(Saved entries)
• • • • • • •
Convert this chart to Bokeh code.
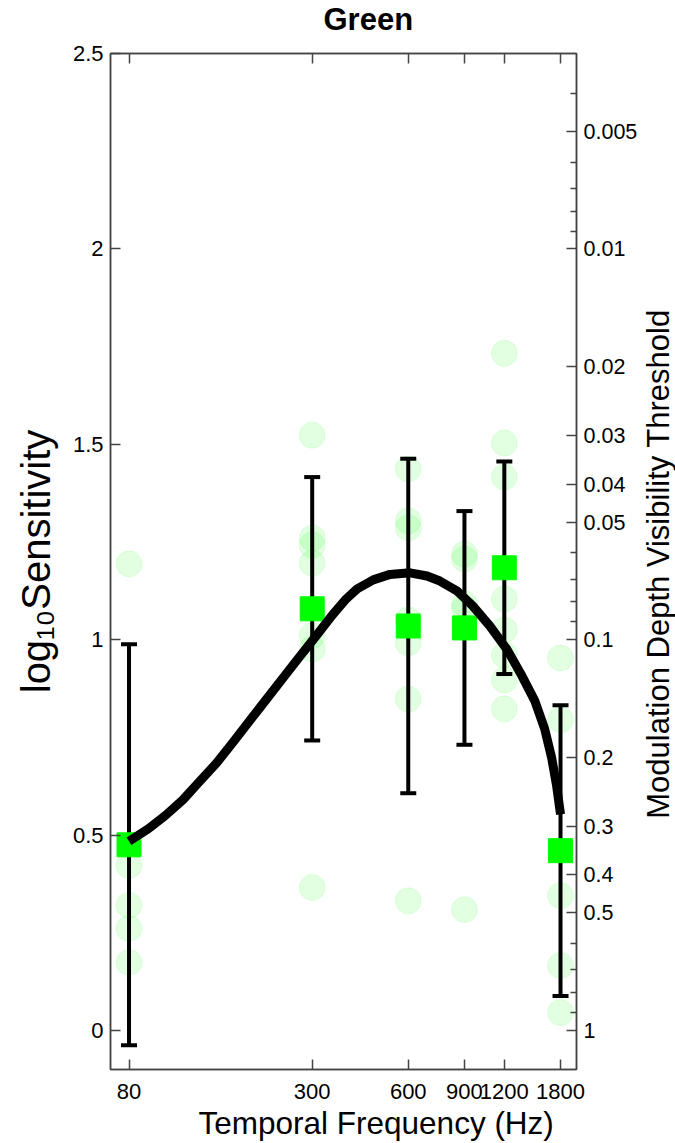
import math
from bokeh.plotting import figure
from bokeh.layouts import row
from bokeh.models import (FixedTicker, LinearAxis, LogAxis, Range1d,
                          BasicTickFormatter, Title, Label)
from bokeh.embed import file_html
from bokeh.resources import INLINE

# ---------------- data ----------------
freq = [80, 300, 600, 900, 1200, 1800]
freq_labels = ["80", "300", "600", "900", "1200", "1800"]

mean_sens = [0.475, 1.079, 1.035, 1.030, 1.184, 0.460]
sd_sens = [0.513, 0.337, 0.428, 0.299, 0.272, 0.372]

# individual observers (log10 sensitivity)
obs_80 = [1.194, 0.422, 0.320, 0.261, 0.174]
obs_300 = [1.523, 1.260, 1.242, 1.196, 1.010, 0.976, 0.366]
obs_600 = [1.437, 1.304, 1.286, 1.050, 0.992, 0.848, 0.332]
obs_900 = [1.219, 1.206, 1.092, 1.079, 0.309]
obs_1200 = [1.733, 1.503, 1.416, 1.104, 1.025, 0.961, 0.897, 0.823]
obs_1800 = [0.953, 0.795, 0.345, 0.166, 0.046]

# fitted curve, points
curve_freq = [80, 92, 104, 118, 132, 150, 169, 190, 214, 242, 272, 307, 347, 381, 415,
              466, 526, 608, 687, 754, 852, 956, 1081, 1221, 1351, 1494, 1605, 1688,
              1750, 1800]
curve_sens = [0.484, 0.516, 0.550, 0.590, 0.634, 0.683, 0.736, 0.790, 0.844, 0.900,
              0.953, 1.007, 1.063, 1.102, 1.130, 1.153, 1.167, 1.171, 1.163, 1.150,
              1.125, 1.086, 1.035, 0.976, 0.913, 0.844, 0.772, 0.698, 0.626, 0.553]

left_ticks = [0, 0.5, 1, 1.5, 2, 2.5]
left_labels = ["0", "0.5", "1", "1.5", "2", "2.5"]

threshold_ticks = [0.005, 0.01, 0.02, 0.03, 0.04, 0.05, 0.1, 0.2, 0.3, 0.4, 0.5, 1]
threshold_labels = ["0.005", "0.01", "0.02", "0.03", "0.04", "0.05", "0.1", "0.2", "0.3",
                    "0.4", "0.5", "1"]
threshold_minor = [0.004, 0.006, 0.007, 0.008, 0.009, 0.06, 0.07, 0.08, 0.09,
                   0.6, 0.7, 0.8, 0.9]

title_text = "Green"
x_title = "Temporal Frequency (Hz)"
y_title = "log\u2081\u2080Sensitivity"
y2_title = "Modulation Depth Visibility Threshold"

# ---------------- styles ----------------
FONT = "Liberation Sans"
AXC = "#444444"
TICK_FS = "22px"
NBSP = "\u00a0"
MAIN_W = 640
SIDE_W = 675 - MAIN_W
H = 1143


def style_axis(ax):
    ax.major_tick_in = 10
    ax.major_tick_out = 0
    ax.minor_tick_in = 6
    ax.minor_tick_out = 0
    ax.axis_line_color = AXC
    ax.axis_line_width = 1.5
    ax.major_tick_line_color = AXC
    ax.major_tick_line_width = 1.5
    ax.minor_tick_line_color = AXC
    ax.minor_tick_line_width = 1.5
    ax.major_label_text_font = FONT
    ax.major_label_text_font_size = TICK_FS
    ax.major_label_text_color = "black"
    ax.axis_label_text_font = FONT
    ax.axis_label_text_font_style = "normal"
    ax.axis_label_text_color = "black"


obs_freq = ([80] * len(obs_80) + [300] * len(obs_300) + [600] * len(obs_600) +
            [900] * len(obs_900) + [1200] * len(obs_1200) + [1800] * len(obs_1800))
obs_vals = obs_80 + obs_300 + obs_600 + obs_900 + obs_1200 + obs_1800

upper = [m + s for m, s in zip(mean_sens, sd_sens)]
lower = [m - s for m, s in zip(mean_sens, sd_sens)]

p = figure(width=MAIN_W, height=H, x_axis_type="log",
           x_range=Range1d(70, 2020), y_range=Range1d(-0.1, 2.5),
           output_backend="svg", toolbar_location=None,
           min_border_left=110, min_border_right=63,
           min_border_top=52, min_border_bottom=74)
p.grid.visible = False
p.background_fill_color = "white"
p.border_fill_color = "white"
p.outline_line_color = AXC
p.outline_line_width = 1.5

# title
p.title.text = title_text
p.title.align = "left"
p.title.offset = 213
p.title.standoff = 0
p.title.vertical_align = "middle"
p.title.text_font = FONT
p.title.text_font_size = "31px"
p.title.text_font_style = "bold"
p.title.text_color = "black"

# bottom axis
xa = p.xaxis[0]
xa.ticker = FixedTicker(ticks=freq)
xa.formatter = BasicTickFormatter()
xa.major_label_overrides = {f: l for f, l in zip(freq, freq_labels)}
style_axis(xa)
xa.minor_tick_line_color = None
xa.major_label_standoff = 14

# bottom axis title (shifted right as in the original)
xt = Title(text=x_title, align="left", offset=88, standoff=4, vertical_align="middle",
           text_font=FONT, text_font_size="31.5px", text_font_style="normal",
           text_color="black")
p.add_layout(xt, "below")

# top axis (ticks only); a blank spacer label keeps the title clear of the frame
ta = LogAxis(ticker=FixedTicker(ticks=freq))
style_axis(ta)
ta.minor_tick_line_color = None
ta.major_label_text_font_size = "2px"
ta.major_label_text_color = None
ta.axis_label = NBSP
ta.axis_label_text_font_size = "2px"
ta.axis_label_standoff = 11
p.add_layout(ta, "above")

# left axis
ya = p.yaxis[0]
ya.ticker = FixedTicker(ticks=left_ticks)
ya.major_label_overrides = {t: l for t, l in zip(left_ticks, left_labels)}
style_axis(ya)
ya.minor_tick_line_color = None
ya.major_label_standoff = 7
ya.axis_label = y_title
ya.axis_label_text_font_size = "40px"
ya.axis_label_standoff = 12

# right axis: modulation depth threshold = 10^-sensitivity
r_ticks = [-math.log10(t) for t in threshold_ticks]
r_minor = [-math.log10(t) for t in threshold_minor]
ra = LinearAxis(ticker=FixedTicker(ticks=r_ticks, minor_ticks=r_minor))
ra.major_label_overrides = {t: l for t, l in zip(r_ticks, threshold_labels)}
style_axis(ra)
ra.major_label_text_font_size = "21.5px"
ra.major_label_standoff = 7
p.add_layout(ra, "right")

# individual observers
p.scatter(obs_freq, obs_vals, size=26, marker="circle",
          fill_color="#22ff22", fill_alpha=0.13,
          line_color="#22ff22", line_alpha=0.10)

# error bars
p.segment(x0=freq, y0=lower, x1=freq, y1=upper, line_color="black", line_width=4)
p.scatter(freq, upper, marker="dash", size=16, line_color="black", line_width=4)
p.scatter(freq, lower, marker="dash", size=16, line_color="black", line_width=4)

# means
p.scatter(freq, mean_sens, marker="square", size=24,
          fill_color="#00ff00", line_color="#00ff00")

# fitted curve
p.line(curve_freq, curve_sens, line_color="black", line_width=9, line_join="round")

# narrow side panel carrying the right-hand axis title
# (its frame is aligned with the main frame: top 52 px, bottom 1069 px)
p2 = figure(width=SIDE_W, height=H, x_range=Range1d(0, 1), y_range=Range1d(0, 1),
            output_backend="svg", toolbar_location=None,
            x_axis_location=None, y_axis_location=None,
            min_border_left=0, min_border_right=0, min_border_top=0, min_border_bottom=0)
p2.grid.visible = False
p2.outline_line_color = None
p2.background_fill_color = "white"
p2.border_fill_color = "white"
p2.add_layout(Label(x=17.5, y=505.5, x_units="screen", y_units="screen",
                    text=y2_title, angle=math.pi / 2,
                    text_font=FONT, text_font_size="31px", text_color="black",
                    text_align="center", text_baseline="middle"))

layout = row(p, p2, spacing=0)

open("out.html", "w").write(file_html(layout, INLINE))
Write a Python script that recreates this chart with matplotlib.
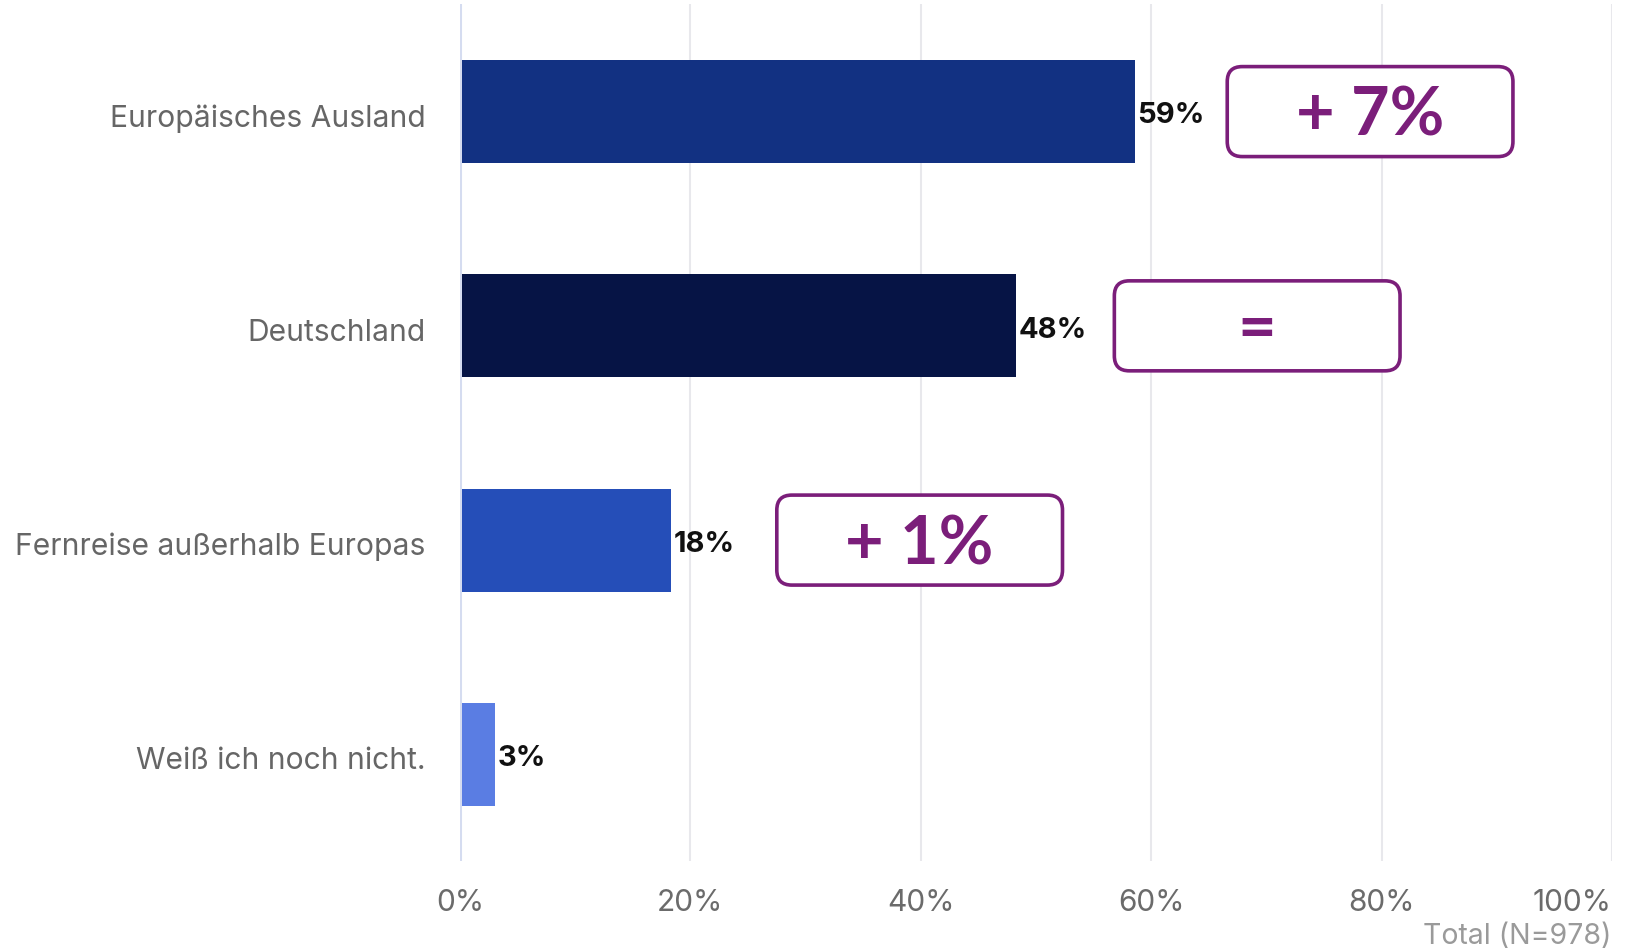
import matplotlib
matplotlib.use("Agg")
import matplotlib.pyplot as plt
from matplotlib.patches import FancyBboxPatch
from matplotlib.transforms import ScaledTranslation

categories = ["Europäisches Ausland", "Deutschland", "Fernreise außerhalb Europas", "Weiß ich noch nicht."]
values = [58.4, 48.1, 18.2, 2.9]
value_labels = ["59%", "48%", "18%", "3%"]
bar_colors = ["#123182", "#061445", "#254EB8", "#5A7DE3"]
changes = ["+ 7%", "=", "+ 1%"]
xticks = [0, 20, 40, 60, 80, 100]
xtick_labels = ["0%", "20%", "40%", "60%", "80%", "100%"]
footnote = "Total (N=978)"

# layout of the change boxes (left edge, in axis percent)
box_left = [66.6, 56.8, 27.5]

plt.rcParams['font.family'] = ['Inter', 'DejaVu Sans']

fig = plt.figure(figsize=(16.26, 9.5), dpi=100)
ax = fig.add_axes([0.2829, 0.0932, 0.9914 - 0.2829, 0.9953 - 0.0932])

y = list(range(len(categories)))
ax.barh(y, values, height=0.48, color=bar_colors, zorder=3, left=0.15)
ax.set_xlim(0, 100)
ax.set_ylim(3.5, -0.5)

for s in ax.spines.values():
    s.set_visible(False)
ax.set_xticks(xticks)
ax.set_xticklabels(xtick_labels)
ax.set_yticks(y)
ax.set_yticklabels(categories)
ax.tick_params(axis='x', length=0, pad=20, labelsize=21.5, labelcolor="#6b6b6b")
ax.tick_params(axis='y', length=0, pad=25, labelsize=21.6, labelcolor="#666666")
xl = ax.get_xticklabels()
xl[-1].set_horizontalalignment('right')
shift = ScaledTranslation(0, -0.04, fig.dpi_scale_trans)
for lab in ax.get_yticklabels():
    lab.set_transform(lab.get_transform() + shift)
for xt in xticks[1:]:
    ax.axvline(xt, color="#e8e8ec", lw=1.5, zorder=1)
ax.axvline(0, color="#d5dcf0", lw=2.2, zorder=2)

for yi, v, lab in zip(y, values, value_labels):
    ax.text(v + 0.35, yi + 0.02, lab, va='center', ha='left', fontsize=21,
            fontweight='bold', color="#111111", zorder=4)

box_w = 24.8
box_h = 0.42
aspect = (4.0 / 857.0) / (100.0 / 1152.0)
for yi, x0, ch in zip(y, box_left, changes):
    patch = FancyBboxPatch((x0, yi - box_h / 2), box_w, box_h,
                           boxstyle="round,pad=0,rounding_size=1.3",
                           mutation_aspect=aspect,
                           fc="white", ec="#7B1E7A", lw=2.6, zorder=4)
    ax.add_patch(patch)
    ax.text(x0 + box_w / 2, yi + 0.025, ch, ha='center', va='center',
            fontsize=48, fontweight='bold', color="#7B1E7A", zorder=5,
            family=['Lato', 'DejaVu Sans'])

fig.text(1611 / 1626, 1 - 937 / 950, footnote, ha='right', va='center',
         fontsize=20.5, color="#9a9a9a")

fig.savefig("out.png", dpi=100, facecolor="white")
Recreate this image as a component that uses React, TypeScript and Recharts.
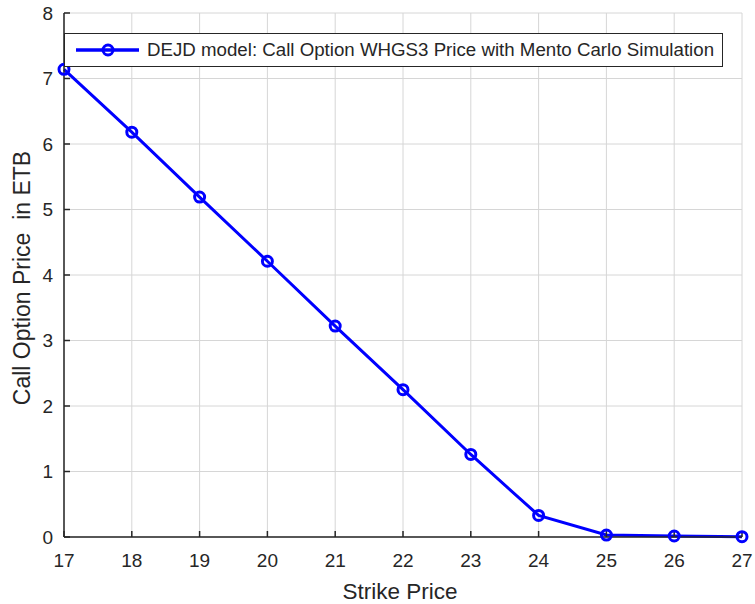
import React from 'react';
import {
  LineChart,
  Line,
  XAxis,
  YAxis,
  CartesianGrid,
  Legend,
} from 'recharts';

// Strike prices (x) and simulated call option prices (y)
const strikes = [17, 18, 19, 20, 21, 22, 23, 24, 25, 26, 27];
const callPrices = [7.14, 6.18, 5.19, 4.21, 3.22, 2.25, 1.26, 0.33, 0.03, 0.015, 0.005];

const xTicks = [17, 18, 19, 20, 21, 22, 23, 24, 25, 26, 27];
const yTicks = [0, 1, 2, 3, 4, 5, 6, 7, 8];

const seriesName = 'DEJD model: Call Option WHGS3 Price with Mento Carlo Simulation';
const xTitle = 'Strike Price';
const yTitle = 'Call Option Price  in ETB';

const data = strikes.map((k, i) => ({ strike: k, price: callPrices[i] }));

const FONT = '"Liberation Sans", Arial, Helvetica, sans-serif';
const INK = '#262626';
const BLUE = '#0000ff';

const RingDot = (props: any) => {
  const { cx, cy, index } = props;
  if (cx == null || cy == null) return null;
  return (
    <circle
      key={`dot-${index}`}
      cx={cx}
      cy={cy}
      r={5}
      fill="none"
      stroke={BLUE}
      strokeWidth={3}
    />
  );
};

const LegendBox = () => (
  <div
    style={{
      boxSizing: 'border-box',
      width: '100%',
      height: '100%',
      border: `1.5px solid ${INK}`,
      background: '#ffffff',
      position: 'relative',
      fontFamily: FONT,
    }}
  >
    <svg width={70} height={32} style={{ position: 'absolute', left: 10, top: 0 }}>
      <line x1={1} y1={16} x2={64} y2={16} stroke={BLUE} strokeWidth={3.5} />
      <circle cx={33} cy={16} r={5} fill="none" stroke={BLUE} strokeWidth={3} />
    </svg>
    <span
      style={{
        position: 'absolute',
        left: 82,
        top: 0,
        lineHeight: '32px',
        fontSize: 18.7,
        color: INK,
        whiteSpace: 'nowrap',
      }}
    >
      {seriesName}
    </span>
  </div>
);

export default function App() {
  return (
    <div style={{ position: 'absolute', left: 0, top: 0, width: 755, height: 604, background: '#fff' }}>
      <LineChart
        width={755}
        height={604}
        data={data}
        margin={{ top: 13, right: 13, bottom: 0, left: 0 }}
        style={{ fontFamily: FONT }}
      >
        <CartesianGrid stroke="#d6d6d6" strokeWidth={1} />
        <XAxis
          dataKey="strike"
          type="number"
          domain={[17, 27]}
          ticks={xTicks}
          interval={0}
          height={67}
          stroke={INK}
          strokeWidth={1.5}
          tickSize={-6}
          tickMargin={23}
          tick={{ fill: INK, fontSize: 19, fontFamily: FONT }}
          label={{
            content: (p: any) => {
              const vb = p.viewBox || { x: 64, width: 678 };
              return (
                <text
                  x={vb.x + vb.width / 2 - 3}
                  y={599}
                  textAnchor="middle"
                  fill={INK}
                  fontSize={22.5}
                  fontFamily={FONT}
                >
                  {xTitle}
                </text>
              );
            },
          }}
        />
        <XAxis
          xAxisId="top"
          orientation="top"
          type="number"
          domain={[17, 27]}
          ticks={xTicks}
          interval={0}
          height={0}
          mirror
          stroke={INK}
          strokeWidth={1.5}
          tickSize={6}
          tick={false}
        />
        <YAxis
          type="number"
          domain={[0, 8]}
          ticks={yTicks}
          interval={0}
          width={64}
          stroke={INK}
          strokeWidth={1.5}
          tickSize={-6}
          tickMargin={17}
          tick={{ fill: INK, fontSize: 19, fontFamily: FONT }}
          label={{
            content: () => (
              <text
                x={22}
                y={278}
                transform="rotate(-90 22 278)"
                textAnchor="middle"
                dominantBaseline="central"
                fill={INK}
                fontSize={23}
                fontFamily={FONT}
                style={{ whiteSpace: 'pre' }}
              >
                {yTitle}
              </text>
            ),
          }}
        />
        <YAxis
          yAxisId="right"
          orientation="right"
          type="number"
          domain={[0, 8]}
          ticks={yTicks}
          interval={0}
          width={0}
          mirror
          stroke={INK}
          strokeWidth={1.5}
          tickSize={6}
          tick={false}
        />
        <Legend
          layout="horizontal"
          verticalAlign="middle"
          align="center"
          wrapperStyle={{ position: 'absolute', left: 64, top: 33, width: 659, height: 34 }}
          content={() => <LegendBox />}
        />
        <Line
          type="linear"
          dataKey="price"
          name={seriesName}
          stroke={BLUE}
          strokeWidth={3}
          dot={RingDot}
          activeDot={false}
          isAnimationActive={false}
        />
      </LineChart>
    </div>
  );
}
• • • • • • •
**Problem to solve**:
From the listing, copy each line containing the word "that".

**Task solution**:
Write a Python script that recreates this chart with matplotlib.
Recreate this image as a component that uses React, TypeScript and Recharts.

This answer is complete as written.